> **Written request**
Repeat the listing exactly as given, omitting every image.
[Start]
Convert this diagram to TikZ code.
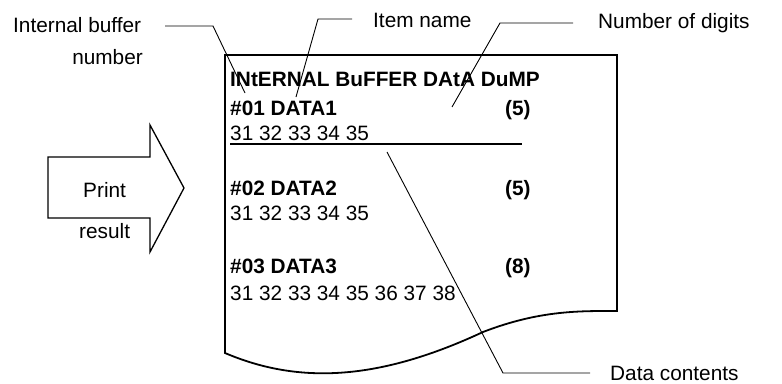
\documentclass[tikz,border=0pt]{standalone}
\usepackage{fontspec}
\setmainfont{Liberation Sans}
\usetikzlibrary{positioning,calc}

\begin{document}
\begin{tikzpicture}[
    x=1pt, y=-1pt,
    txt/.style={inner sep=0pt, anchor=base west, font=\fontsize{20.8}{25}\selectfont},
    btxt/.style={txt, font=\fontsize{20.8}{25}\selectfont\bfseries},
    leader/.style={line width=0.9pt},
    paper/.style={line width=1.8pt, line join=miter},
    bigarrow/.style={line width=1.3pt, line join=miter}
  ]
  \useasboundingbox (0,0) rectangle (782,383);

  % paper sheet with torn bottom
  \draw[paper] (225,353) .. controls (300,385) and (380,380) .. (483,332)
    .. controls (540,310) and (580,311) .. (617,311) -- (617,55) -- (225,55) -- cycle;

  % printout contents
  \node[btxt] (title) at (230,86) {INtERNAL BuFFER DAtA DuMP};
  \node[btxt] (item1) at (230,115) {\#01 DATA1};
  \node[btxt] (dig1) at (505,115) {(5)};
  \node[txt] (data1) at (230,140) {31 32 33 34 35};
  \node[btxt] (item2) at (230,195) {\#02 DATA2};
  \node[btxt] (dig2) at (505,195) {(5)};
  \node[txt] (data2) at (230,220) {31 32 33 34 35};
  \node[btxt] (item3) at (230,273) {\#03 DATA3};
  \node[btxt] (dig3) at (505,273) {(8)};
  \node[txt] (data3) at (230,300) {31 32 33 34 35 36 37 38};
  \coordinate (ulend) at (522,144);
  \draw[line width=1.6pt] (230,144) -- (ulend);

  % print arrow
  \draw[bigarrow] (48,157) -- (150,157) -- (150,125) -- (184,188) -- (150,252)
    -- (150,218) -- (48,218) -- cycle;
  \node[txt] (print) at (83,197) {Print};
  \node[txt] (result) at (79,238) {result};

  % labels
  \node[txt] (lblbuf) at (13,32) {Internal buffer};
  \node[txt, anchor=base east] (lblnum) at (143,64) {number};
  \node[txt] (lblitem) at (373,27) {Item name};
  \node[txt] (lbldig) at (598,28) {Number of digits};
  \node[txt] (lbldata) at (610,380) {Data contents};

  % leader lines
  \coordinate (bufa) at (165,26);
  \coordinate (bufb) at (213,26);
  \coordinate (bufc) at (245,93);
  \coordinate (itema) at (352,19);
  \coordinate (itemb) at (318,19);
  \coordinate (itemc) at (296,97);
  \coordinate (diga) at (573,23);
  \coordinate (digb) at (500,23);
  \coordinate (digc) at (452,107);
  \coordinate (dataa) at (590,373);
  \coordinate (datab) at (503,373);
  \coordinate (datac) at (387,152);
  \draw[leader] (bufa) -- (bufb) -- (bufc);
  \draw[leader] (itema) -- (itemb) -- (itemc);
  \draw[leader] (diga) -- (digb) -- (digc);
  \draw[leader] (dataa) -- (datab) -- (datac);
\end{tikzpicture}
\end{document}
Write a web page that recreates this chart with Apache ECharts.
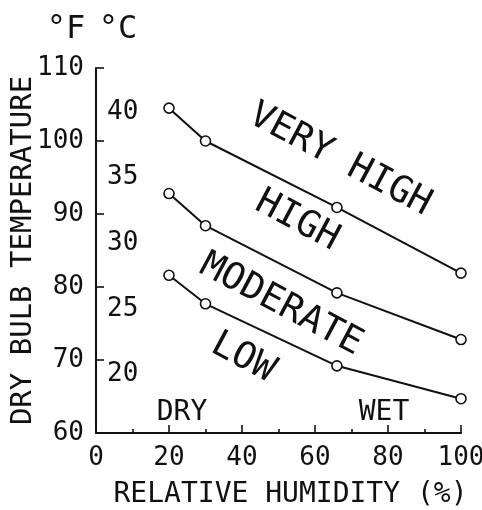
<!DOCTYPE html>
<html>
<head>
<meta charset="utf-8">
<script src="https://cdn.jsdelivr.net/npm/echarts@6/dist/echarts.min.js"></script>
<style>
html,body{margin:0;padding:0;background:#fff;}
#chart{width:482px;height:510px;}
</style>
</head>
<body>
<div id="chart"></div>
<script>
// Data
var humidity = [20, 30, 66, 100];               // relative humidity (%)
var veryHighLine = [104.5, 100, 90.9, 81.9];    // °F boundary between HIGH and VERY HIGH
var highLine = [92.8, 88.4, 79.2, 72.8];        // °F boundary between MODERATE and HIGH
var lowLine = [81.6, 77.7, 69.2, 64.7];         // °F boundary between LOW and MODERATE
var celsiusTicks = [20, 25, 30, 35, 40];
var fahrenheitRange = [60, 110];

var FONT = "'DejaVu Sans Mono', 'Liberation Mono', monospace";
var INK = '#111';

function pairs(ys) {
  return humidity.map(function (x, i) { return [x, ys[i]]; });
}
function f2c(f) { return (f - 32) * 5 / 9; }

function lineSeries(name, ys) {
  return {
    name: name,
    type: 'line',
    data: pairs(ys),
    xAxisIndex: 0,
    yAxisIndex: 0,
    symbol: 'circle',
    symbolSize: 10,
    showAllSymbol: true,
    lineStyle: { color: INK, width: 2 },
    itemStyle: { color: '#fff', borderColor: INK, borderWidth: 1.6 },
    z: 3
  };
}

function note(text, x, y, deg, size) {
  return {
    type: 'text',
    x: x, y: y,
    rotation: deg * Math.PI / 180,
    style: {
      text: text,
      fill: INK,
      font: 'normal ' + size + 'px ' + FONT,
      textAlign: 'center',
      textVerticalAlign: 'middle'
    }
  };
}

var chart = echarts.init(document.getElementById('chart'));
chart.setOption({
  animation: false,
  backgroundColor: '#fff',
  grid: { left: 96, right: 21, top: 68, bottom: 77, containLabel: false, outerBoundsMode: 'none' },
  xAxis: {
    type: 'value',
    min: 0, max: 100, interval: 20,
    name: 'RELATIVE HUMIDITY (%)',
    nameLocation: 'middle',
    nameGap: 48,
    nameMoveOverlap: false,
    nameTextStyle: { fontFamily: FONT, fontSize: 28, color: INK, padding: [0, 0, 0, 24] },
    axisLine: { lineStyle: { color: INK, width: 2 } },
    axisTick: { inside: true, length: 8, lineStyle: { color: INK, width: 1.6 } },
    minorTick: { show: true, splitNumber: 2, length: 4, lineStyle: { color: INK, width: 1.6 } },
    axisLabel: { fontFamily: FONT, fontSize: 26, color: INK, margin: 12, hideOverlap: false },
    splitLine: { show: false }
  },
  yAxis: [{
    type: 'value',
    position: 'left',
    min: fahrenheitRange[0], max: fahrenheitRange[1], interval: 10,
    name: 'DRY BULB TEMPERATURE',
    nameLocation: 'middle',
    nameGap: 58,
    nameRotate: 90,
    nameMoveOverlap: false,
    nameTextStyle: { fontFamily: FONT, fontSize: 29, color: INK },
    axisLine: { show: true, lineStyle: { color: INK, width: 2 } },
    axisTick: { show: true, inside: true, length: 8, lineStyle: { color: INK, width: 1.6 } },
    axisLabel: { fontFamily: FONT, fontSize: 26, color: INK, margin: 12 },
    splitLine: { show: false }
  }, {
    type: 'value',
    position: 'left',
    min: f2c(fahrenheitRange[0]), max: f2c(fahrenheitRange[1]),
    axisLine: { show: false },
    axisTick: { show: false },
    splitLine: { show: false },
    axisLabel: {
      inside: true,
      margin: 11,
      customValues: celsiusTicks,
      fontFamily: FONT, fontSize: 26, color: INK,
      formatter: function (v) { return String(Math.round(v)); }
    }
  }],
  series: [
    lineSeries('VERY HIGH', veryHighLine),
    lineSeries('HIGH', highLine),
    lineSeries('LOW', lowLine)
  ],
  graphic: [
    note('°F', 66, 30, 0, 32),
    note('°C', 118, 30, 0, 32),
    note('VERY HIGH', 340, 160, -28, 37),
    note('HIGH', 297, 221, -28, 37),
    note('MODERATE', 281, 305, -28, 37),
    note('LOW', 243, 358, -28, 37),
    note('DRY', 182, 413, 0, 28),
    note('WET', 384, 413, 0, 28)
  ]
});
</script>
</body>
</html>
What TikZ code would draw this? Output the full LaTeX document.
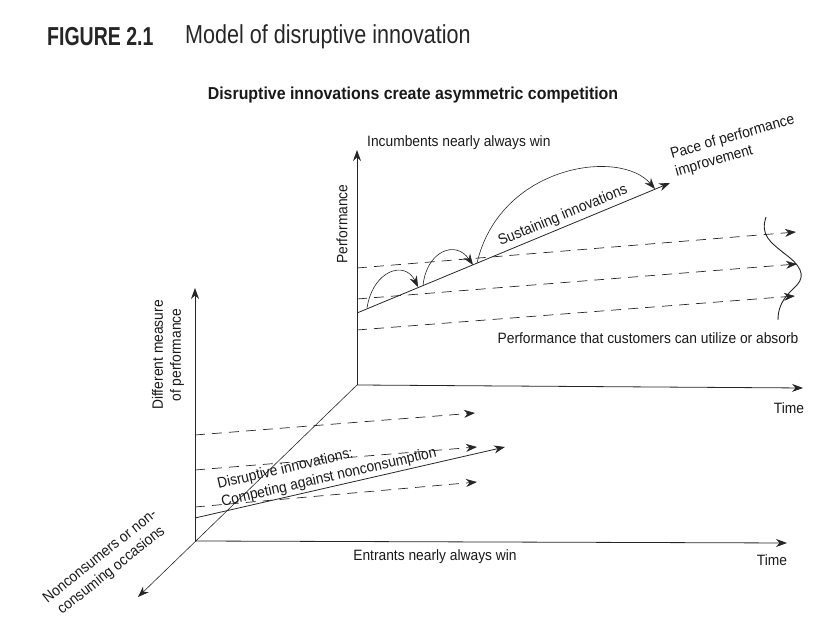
[End]
> **Exercise output**
Convert this diagram to TikZ code.
\documentclass[tikz,border=0pt]{standalone}
\usepackage{fontspec}
\setmainfont{Liberation Sans}
\usetikzlibrary{positioning,calc}

\begin{document}
\begin{tikzpicture}[
    x=1pt, y=-1pt,
    txt/.style={inner sep=0pt, anchor=base west, font=\fontsize{20.8}{25}\selectfont},
    btxt/.style={txt, font=\fontsize{20.8}{25}\selectfont\bfseries},
    leader/.style={line width=0.9pt},
    paper/.style={line width=1.8pt, line join=miter},
    bigarrow/.style={line width=1.3pt, line join=miter}
  ]
  \useasboundingbox (0,0) rectangle (782,383);

  % paper sheet with torn bottom
  \draw[paper] (225,353) .. controls (300,385) and (380,380) .. (483,332)
    .. controls (540,310) and (580,311) .. (617,311) -- (617,55) -- (225,55) -- cycle;

  % printout contents
  \node[btxt] (title) at (230,86) {INtERNAL BuFFER DAtA DuMP};
  \node[btxt] (item1) at (230,115) {\#01 DATA1};
  \node[btxt] (dig1) at (505,115) {(5)};
  \node[txt] (data1) at (230,140) {31 32 33 34 35};
  \node[btxt] (item2) at (230,195) {\#02 DATA2};
  \node[btxt] (dig2) at (505,195) {(5)};
  \node[txt] (data2) at (230,220) {31 32 33 34 35};
  \node[btxt] (item3) at (230,273) {\#03 DATA3};
  \node[btxt] (dig3) at (505,273) {(8)};
  \node[txt] (data3) at (230,300) {31 32 33 34 35 36 37 38};
  \coordinate (ulend) at (522,144);
  \draw[line width=1.6pt] (230,144) -- (ulend);

  % print arrow
  \draw[bigarrow] (48,157) -- (150,157) -- (150,125) -- (184,188) -- (150,252)
    -- (150,218) -- (48,218) -- cycle;
  \node[txt] (print) at (83,197) {Print};
  \node[txt] (result) at (79,238) {result};

  % labels
  \node[txt] (lblbuf) at (13,32) {Internal buffer};
  \node[txt, anchor=base east] (lblnum) at (143,64) {number};
  \node[txt] (lblitem) at (373,27) {Item name};
  \node[txt] (lbldig) at (598,28) {Number of digits};
  \node[txt] (lbldata) at (610,380) {Data contents};

  % leader lines
  \coordinate (bufa) at (165,26);
  \coordinate (bufb) at (213,26);
  \coordinate (bufc) at (245,93);
  \coordinate (itema) at (352,19);
  \coordinate (itemb) at (318,19);
  \coordinate (itemc) at (296,97);
  \coordinate (diga) at (573,23);
  \coordinate (digb) at (500,23);
  \coordinate (digc) at (452,107);
  \coordinate (dataa) at (590,373);
  \coordinate (datab) at (503,373);
  \coordinate (datac) at (387,152);
  \draw[leader] (bufa) -- (bufb) -- (bufc);
  \draw[leader] (itema) -- (itemb) -- (itemc);
  \draw[leader] (diga) -- (digb) -- (digc);
  \draw[leader] (dataa) -- (datab) -- (datac);
\end{tikzpicture}
\end{document}
Write a web page that recreates this chart with Apache ECharts.
<!DOCTYPE html>
<html>
<head>
<meta charset="utf-8">
<script src="https://cdn.jsdelivr.net/npm/echarts@6/dist/echarts.min.js"></script>
<style>
html,body{margin:0;padding:0;background:#fff;}
#chart{width:482px;height:510px;}
</style>
</head>
<body>
<div id="chart"></div>
<script>
// Data
var humidity = [20, 30, 66, 100];               // relative humidity (%)
var veryHighLine = [104.5, 100, 90.9, 81.9];    // °F boundary between HIGH and VERY HIGH
var highLine = [92.8, 88.4, 79.2, 72.8];        // °F boundary between MODERATE and HIGH
var lowLine = [81.6, 77.7, 69.2, 64.7];         // °F boundary between LOW and MODERATE
var celsiusTicks = [20, 25, 30, 35, 40];
var fahrenheitRange = [60, 110];

var FONT = "'DejaVu Sans Mono', 'Liberation Mono', monospace";
var INK = '#111';

function pairs(ys) {
  return humidity.map(function (x, i) { return [x, ys[i]]; });
}
function f2c(f) { return (f - 32) * 5 / 9; }

function lineSeries(name, ys) {
  return {
    name: name,
    type: 'line',
    data: pairs(ys),
    xAxisIndex: 0,
    yAxisIndex: 0,
    symbol: 'circle',
    symbolSize: 10,
    showAllSymbol: true,
    lineStyle: { color: INK, width: 2 },
    itemStyle: { color: '#fff', borderColor: INK, borderWidth: 1.6 },
    z: 3
  };
}

function note(text, x, y, deg, size) {
  return {
    type: 'text',
    x: x, y: y,
    rotation: deg * Math.PI / 180,
    style: {
      text: text,
      fill: INK,
      font: 'normal ' + size + 'px ' + FONT,
      textAlign: 'center',
      textVerticalAlign: 'middle'
    }
  };
}

var chart = echarts.init(document.getElementById('chart'));
chart.setOption({
  animation: false,
  backgroundColor: '#fff',
  grid: { left: 96, right: 21, top: 68, bottom: 77, containLabel: false, outerBoundsMode: 'none' },
  xAxis: {
    type: 'value',
    min: 0, max: 100, interval: 20,
    name: 'RELATIVE HUMIDITY (%)',
    nameLocation: 'middle',
    nameGap: 48,
    nameMoveOverlap: false,
    nameTextStyle: { fontFamily: FONT, fontSize: 28, color: INK, padding: [0, 0, 0, 24] },
    axisLine: { lineStyle: { color: INK, width: 2 } },
    axisTick: { inside: true, length: 8, lineStyle: { color: INK, width: 1.6 } },
    minorTick: { show: true, splitNumber: 2, length: 4, lineStyle: { color: INK, width: 1.6 } },
    axisLabel: { fontFamily: FONT, fontSize: 26, color: INK, margin: 12, hideOverlap: false },
    splitLine: { show: false }
  },
  yAxis: [{
    type: 'value',
    position: 'left',
    min: fahrenheitRange[0], max: fahrenheitRange[1], interval: 10,
    name: 'DRY BULB TEMPERATURE',
    nameLocation: 'middle',
    nameGap: 58,
    nameRotate: 90,
    nameMoveOverlap: false,
    nameTextStyle: { fontFamily: FONT, fontSize: 29, color: INK },
    axisLine: { show: true, lineStyle: { color: INK, width: 2 } },
    axisTick: { show: true, inside: true, length: 8, lineStyle: { color: INK, width: 1.6 } },
    axisLabel: { fontFamily: FONT, fontSize: 26, color: INK, margin: 12 },
    splitLine: { show: false }
  }, {
    type: 'value',
    position: 'left',
    min: f2c(fahrenheitRange[0]), max: f2c(fahrenheitRange[1]),
    axisLine: { show: false },
    axisTick: { show: false },
    splitLine: { show: false },
    axisLabel: {
      inside: true,
      margin: 11,
      customValues: celsiusTicks,
      fontFamily: FONT, fontSize: 26, color: INK,
      formatter: function (v) { return String(Math.round(v)); }
    }
  }],
  series: [
    lineSeries('VERY HIGH', veryHighLine),
    lineSeries('HIGH', highLine),
    lineSeries('LOW', lowLine)
  ],
  graphic: [
    note('°F', 66, 30, 0, 32),
    note('°C', 118, 30, 0, 32),
    note('VERY HIGH', 340, 160, -28, 37),
    note('HIGH', 297, 221, -28, 37),
    note('MODERATE', 281, 305, -28, 37),
    note('LOW', 243, 358, -28, 37),
    note('DRY', 182, 413, 0, 28),
    note('WET', 384, 413, 0, 28)
  ]
});
</script>
</body>
</html>
What TikZ code would draw this? Output the full LaTeX document.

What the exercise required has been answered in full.